Lo más importante para ellos es el grupo de iguales: «Necesitamos sentirnos parte del clan». Pero lo que se esconde detrás es un cierto miedo al vacío: «Necesitamos sentirnos ocupados porque nos da miedo el silencio, los espacios vacíos, las tardes perdidas. Fragmentación de la atención lo llaman». En efecto, Antonio Milán coincide con este diagnóstico y afirma que estar en Internet les hace sentirse activos, aunque en realidad pierdan el tiempo. Porque están todo el rato pulsando a un botón, haciendo una nueva búsqueda, hablando con un amigo y así, toda la tarde.

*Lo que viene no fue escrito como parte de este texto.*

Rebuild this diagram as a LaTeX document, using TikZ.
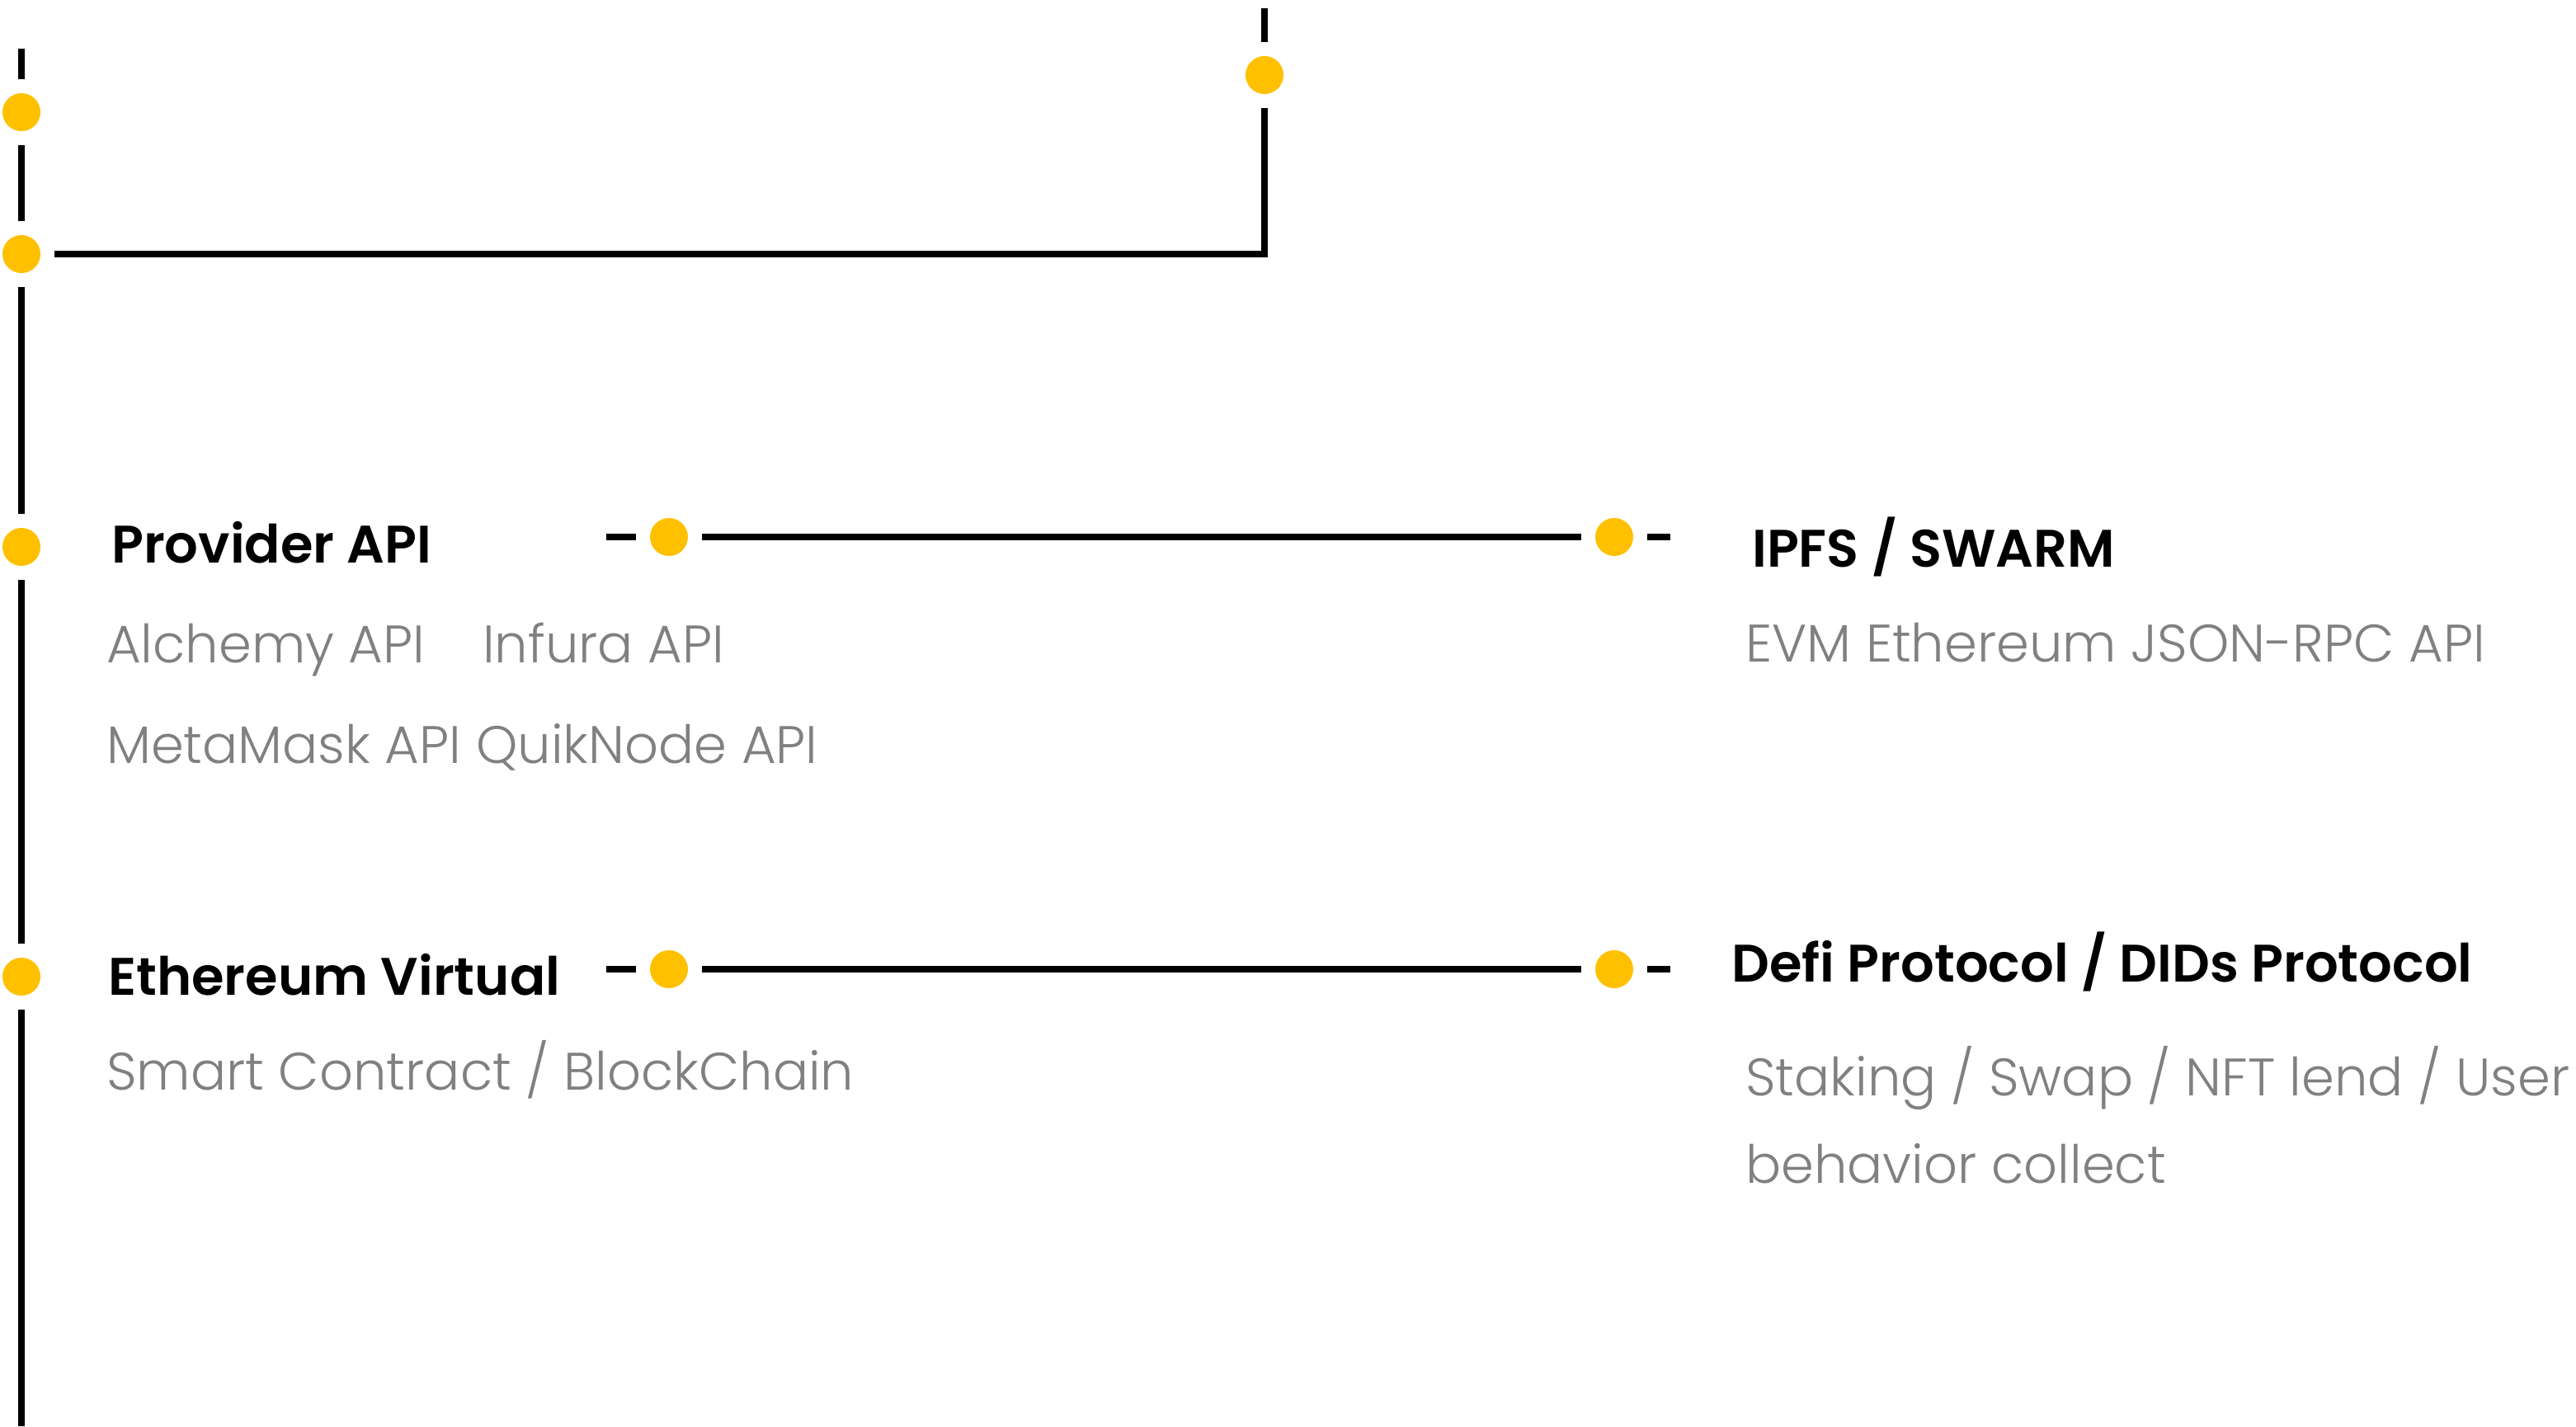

Si la pregunta es si en todas esas horas nuestros hijos pueden ver cosas malas o estar cerca del delito, posiblemente pueden acceder a más contenido perjudicial y son menos conscientes de la trascendencia de sus actos. Pero si pensamos en porcentaje, la inmensa mayoría de los chavales que ahora mismo tienen un móvil en sus manos no hacen nada malo, quizá tampoco nada bueno, simplemente están ahí, como el resto de sus amigos. Y en cuanto aprenden a ponerse delante del espejo y aplican algo de reflexión personal, son los primeros en darse cuenta de que lo mejor es ponerle al uso del móvil un poco de cabeza.